EXERCISE => From the first line of the data below through the line holding "al_cut = 0.30", output each line exactly and leave the pictures out.

※ ※ ※

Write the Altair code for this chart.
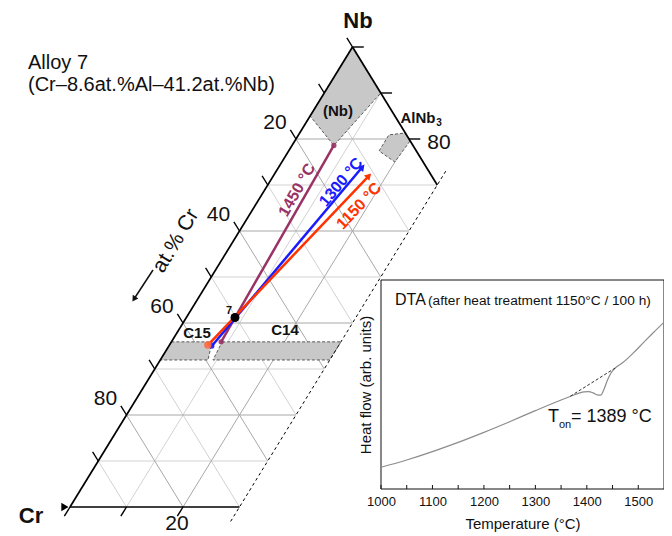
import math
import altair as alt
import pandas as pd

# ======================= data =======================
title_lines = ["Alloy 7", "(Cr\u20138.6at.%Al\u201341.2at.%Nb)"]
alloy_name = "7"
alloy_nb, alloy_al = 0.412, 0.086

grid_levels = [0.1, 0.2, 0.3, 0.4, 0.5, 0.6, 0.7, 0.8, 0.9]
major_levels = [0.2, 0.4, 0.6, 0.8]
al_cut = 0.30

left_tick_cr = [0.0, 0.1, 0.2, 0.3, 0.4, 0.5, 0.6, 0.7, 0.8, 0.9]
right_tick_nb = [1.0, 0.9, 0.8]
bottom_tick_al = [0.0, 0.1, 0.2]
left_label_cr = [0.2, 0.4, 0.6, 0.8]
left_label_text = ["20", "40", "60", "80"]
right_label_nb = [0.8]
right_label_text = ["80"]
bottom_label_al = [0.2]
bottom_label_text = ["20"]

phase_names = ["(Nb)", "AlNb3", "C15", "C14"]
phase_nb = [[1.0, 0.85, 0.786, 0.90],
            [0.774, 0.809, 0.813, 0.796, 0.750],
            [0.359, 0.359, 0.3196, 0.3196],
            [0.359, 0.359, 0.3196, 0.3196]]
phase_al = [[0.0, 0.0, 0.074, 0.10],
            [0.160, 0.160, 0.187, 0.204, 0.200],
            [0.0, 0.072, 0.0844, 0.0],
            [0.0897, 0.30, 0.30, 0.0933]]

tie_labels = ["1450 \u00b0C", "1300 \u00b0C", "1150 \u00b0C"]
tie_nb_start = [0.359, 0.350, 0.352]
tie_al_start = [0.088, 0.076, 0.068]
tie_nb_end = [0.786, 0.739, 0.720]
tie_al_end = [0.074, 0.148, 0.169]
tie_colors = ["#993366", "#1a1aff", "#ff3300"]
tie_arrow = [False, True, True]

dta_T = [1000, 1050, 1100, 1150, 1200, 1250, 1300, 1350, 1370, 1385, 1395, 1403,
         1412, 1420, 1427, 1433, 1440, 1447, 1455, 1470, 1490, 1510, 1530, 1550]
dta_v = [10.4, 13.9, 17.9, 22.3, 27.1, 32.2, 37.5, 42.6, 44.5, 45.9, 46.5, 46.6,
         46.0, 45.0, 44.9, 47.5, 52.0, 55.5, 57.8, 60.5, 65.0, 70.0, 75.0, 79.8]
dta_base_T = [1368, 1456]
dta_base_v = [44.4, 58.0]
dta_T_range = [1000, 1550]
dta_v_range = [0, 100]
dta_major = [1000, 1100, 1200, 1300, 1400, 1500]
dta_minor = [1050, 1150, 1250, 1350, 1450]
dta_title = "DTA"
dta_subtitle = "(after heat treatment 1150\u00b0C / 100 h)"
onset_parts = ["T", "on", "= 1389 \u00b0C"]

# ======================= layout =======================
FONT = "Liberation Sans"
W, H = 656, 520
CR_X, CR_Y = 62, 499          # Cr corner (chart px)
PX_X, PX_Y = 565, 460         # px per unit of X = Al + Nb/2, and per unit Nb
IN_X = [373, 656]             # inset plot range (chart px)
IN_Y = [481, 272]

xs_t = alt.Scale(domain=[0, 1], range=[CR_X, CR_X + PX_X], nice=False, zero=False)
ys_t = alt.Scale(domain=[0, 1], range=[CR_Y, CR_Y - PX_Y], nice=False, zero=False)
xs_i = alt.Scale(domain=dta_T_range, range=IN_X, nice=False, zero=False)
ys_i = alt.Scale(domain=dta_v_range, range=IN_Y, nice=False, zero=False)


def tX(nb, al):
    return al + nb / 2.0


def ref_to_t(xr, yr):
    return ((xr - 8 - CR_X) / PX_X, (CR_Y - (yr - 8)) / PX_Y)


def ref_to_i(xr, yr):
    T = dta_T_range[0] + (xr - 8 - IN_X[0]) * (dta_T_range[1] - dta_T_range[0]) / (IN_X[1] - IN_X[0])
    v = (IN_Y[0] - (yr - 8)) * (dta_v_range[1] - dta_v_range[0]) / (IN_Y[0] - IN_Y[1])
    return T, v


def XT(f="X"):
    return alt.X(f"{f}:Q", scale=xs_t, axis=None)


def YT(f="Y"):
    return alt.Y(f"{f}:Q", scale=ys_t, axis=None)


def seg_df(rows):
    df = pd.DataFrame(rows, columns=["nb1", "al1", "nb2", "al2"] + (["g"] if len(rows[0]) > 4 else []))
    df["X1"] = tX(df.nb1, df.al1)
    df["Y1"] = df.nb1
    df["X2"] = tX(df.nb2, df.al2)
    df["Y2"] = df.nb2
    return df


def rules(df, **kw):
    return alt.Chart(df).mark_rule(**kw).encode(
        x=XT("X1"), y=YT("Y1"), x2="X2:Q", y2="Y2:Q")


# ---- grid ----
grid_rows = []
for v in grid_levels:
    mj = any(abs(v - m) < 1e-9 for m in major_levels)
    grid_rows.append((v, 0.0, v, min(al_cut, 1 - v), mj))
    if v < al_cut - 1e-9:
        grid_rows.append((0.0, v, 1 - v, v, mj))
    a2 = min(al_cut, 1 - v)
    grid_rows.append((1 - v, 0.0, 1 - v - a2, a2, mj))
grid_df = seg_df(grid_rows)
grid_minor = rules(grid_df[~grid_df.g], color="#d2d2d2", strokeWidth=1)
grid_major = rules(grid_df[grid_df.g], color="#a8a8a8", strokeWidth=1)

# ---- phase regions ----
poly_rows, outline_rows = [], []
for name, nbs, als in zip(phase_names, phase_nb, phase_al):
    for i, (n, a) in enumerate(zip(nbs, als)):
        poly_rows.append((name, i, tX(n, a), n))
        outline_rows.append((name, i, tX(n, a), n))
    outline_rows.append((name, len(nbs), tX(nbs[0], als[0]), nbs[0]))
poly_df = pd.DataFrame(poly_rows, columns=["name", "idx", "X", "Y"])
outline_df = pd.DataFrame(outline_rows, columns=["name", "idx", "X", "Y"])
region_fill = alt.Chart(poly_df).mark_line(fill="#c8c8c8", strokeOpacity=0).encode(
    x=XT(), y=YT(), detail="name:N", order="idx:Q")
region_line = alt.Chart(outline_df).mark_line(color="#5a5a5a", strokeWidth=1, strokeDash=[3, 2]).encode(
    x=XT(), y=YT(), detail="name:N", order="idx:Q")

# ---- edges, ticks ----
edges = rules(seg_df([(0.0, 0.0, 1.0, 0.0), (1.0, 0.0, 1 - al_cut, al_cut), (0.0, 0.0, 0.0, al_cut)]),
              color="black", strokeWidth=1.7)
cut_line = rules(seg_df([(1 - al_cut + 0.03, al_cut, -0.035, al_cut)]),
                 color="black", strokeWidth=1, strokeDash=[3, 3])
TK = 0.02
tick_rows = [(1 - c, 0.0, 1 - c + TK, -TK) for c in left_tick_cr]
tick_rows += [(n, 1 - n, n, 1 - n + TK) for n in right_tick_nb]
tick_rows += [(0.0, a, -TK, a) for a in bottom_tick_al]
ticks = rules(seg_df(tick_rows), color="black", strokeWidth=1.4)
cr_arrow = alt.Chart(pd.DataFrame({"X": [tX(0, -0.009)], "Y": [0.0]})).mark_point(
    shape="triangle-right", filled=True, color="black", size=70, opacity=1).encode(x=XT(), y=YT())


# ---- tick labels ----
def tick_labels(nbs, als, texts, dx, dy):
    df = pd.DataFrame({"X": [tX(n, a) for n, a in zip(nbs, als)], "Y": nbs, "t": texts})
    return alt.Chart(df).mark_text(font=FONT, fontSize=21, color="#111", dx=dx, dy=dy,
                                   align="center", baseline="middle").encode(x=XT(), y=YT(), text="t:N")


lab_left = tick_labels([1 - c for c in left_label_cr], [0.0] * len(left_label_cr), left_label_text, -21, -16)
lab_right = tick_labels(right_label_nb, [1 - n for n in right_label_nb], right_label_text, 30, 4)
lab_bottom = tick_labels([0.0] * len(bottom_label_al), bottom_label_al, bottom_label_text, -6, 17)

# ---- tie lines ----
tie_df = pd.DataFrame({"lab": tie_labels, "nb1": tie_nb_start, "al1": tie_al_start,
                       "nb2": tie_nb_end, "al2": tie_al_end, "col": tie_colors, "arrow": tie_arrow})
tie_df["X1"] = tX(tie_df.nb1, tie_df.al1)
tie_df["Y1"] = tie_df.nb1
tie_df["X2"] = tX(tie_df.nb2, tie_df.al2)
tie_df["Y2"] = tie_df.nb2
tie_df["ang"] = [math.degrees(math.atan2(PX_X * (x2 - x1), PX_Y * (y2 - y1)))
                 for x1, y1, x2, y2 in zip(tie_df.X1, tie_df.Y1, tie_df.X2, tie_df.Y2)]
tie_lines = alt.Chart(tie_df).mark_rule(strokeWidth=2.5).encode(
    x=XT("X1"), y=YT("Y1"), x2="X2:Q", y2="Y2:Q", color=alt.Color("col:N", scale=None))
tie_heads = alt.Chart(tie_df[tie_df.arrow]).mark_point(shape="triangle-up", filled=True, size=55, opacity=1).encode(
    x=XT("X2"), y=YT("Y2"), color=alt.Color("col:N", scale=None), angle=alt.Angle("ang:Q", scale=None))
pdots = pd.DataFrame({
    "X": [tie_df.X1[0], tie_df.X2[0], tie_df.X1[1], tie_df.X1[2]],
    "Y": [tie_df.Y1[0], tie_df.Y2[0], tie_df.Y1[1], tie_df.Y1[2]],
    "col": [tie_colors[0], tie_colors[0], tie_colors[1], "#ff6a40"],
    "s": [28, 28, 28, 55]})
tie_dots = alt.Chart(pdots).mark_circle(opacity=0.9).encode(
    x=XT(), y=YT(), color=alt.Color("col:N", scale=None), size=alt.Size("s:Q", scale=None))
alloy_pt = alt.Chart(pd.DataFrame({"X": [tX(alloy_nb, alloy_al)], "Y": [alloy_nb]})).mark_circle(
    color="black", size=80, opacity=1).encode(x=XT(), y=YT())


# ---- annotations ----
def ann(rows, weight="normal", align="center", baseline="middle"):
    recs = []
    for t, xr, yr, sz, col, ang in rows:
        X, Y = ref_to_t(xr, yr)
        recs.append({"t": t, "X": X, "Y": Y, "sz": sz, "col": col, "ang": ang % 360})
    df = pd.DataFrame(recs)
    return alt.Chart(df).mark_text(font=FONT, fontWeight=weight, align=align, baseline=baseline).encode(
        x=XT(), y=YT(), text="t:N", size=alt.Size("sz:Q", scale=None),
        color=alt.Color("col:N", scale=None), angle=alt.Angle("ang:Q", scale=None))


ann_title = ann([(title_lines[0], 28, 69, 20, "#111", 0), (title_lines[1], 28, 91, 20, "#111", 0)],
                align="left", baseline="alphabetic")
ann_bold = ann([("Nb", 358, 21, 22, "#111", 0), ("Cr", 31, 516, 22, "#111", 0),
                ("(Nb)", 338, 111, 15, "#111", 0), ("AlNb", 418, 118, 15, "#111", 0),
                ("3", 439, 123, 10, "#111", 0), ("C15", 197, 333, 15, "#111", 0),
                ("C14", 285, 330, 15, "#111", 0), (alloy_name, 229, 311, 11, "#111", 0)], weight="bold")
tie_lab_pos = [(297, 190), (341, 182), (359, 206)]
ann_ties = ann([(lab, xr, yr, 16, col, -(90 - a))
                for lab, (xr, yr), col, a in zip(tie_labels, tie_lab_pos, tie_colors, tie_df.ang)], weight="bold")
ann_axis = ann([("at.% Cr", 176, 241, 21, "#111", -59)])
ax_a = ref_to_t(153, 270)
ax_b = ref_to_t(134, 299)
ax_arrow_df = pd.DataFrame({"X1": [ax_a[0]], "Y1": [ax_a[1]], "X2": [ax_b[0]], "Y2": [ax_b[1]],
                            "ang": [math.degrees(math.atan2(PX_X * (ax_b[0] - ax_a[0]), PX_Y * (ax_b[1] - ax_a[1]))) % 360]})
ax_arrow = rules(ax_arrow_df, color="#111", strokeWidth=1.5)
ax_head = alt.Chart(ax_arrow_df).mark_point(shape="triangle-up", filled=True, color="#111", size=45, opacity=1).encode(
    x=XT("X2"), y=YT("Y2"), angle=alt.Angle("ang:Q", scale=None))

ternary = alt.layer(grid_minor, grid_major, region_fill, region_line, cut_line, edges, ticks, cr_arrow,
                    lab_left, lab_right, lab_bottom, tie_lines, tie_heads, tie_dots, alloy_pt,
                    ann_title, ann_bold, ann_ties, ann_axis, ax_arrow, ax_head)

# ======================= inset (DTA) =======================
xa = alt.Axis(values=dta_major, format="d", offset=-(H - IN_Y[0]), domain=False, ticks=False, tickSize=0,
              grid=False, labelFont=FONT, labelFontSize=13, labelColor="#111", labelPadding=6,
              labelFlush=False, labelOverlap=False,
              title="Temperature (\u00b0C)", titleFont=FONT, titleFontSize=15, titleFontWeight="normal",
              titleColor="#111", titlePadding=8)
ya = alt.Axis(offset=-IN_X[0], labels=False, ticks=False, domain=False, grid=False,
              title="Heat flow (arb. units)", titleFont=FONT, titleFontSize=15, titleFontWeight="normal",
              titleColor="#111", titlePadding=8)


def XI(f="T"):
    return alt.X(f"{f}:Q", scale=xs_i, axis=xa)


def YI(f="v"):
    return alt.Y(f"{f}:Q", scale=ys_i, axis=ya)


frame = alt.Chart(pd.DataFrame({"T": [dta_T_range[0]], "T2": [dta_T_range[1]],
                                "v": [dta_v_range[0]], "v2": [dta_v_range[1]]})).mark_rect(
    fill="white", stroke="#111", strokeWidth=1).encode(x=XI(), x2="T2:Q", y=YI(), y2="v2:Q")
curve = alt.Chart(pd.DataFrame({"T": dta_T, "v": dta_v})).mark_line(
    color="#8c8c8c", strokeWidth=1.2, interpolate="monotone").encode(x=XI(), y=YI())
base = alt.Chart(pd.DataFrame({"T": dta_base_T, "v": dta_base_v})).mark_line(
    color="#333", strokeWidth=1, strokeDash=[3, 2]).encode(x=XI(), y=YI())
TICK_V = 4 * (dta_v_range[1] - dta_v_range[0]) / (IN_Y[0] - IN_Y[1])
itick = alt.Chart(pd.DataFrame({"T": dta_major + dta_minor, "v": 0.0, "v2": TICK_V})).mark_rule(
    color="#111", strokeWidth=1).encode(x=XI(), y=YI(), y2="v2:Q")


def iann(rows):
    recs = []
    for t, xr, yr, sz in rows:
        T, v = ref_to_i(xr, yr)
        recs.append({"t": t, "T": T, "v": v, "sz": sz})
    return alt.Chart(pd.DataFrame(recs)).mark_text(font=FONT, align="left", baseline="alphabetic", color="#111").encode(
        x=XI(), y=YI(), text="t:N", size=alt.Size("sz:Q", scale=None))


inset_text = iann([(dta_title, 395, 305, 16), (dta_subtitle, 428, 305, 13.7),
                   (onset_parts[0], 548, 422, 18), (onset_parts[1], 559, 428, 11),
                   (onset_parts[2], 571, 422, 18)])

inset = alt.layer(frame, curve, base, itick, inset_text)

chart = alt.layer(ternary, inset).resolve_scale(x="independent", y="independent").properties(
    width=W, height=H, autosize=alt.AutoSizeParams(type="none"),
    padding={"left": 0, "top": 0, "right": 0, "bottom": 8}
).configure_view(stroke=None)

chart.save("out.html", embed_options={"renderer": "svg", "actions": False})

※ ※ ※

TASK ANSWER =>
Write the Altair code for this chart.
import math
import altair as alt
import pandas as pd

# ======================= data =======================
title_lines = ["Alloy 7", "(Cr\u20138.6at.%Al\u201341.2at.%Nb)"]
alloy_name = "7"
alloy_nb, alloy_al = 0.412, 0.086

grid_levels = [0.1, 0.2, 0.3, 0.4, 0.5, 0.6, 0.7, 0.8, 0.9]
major_levels = [0.2, 0.4, 0.6, 0.8]
al_cut = 0.30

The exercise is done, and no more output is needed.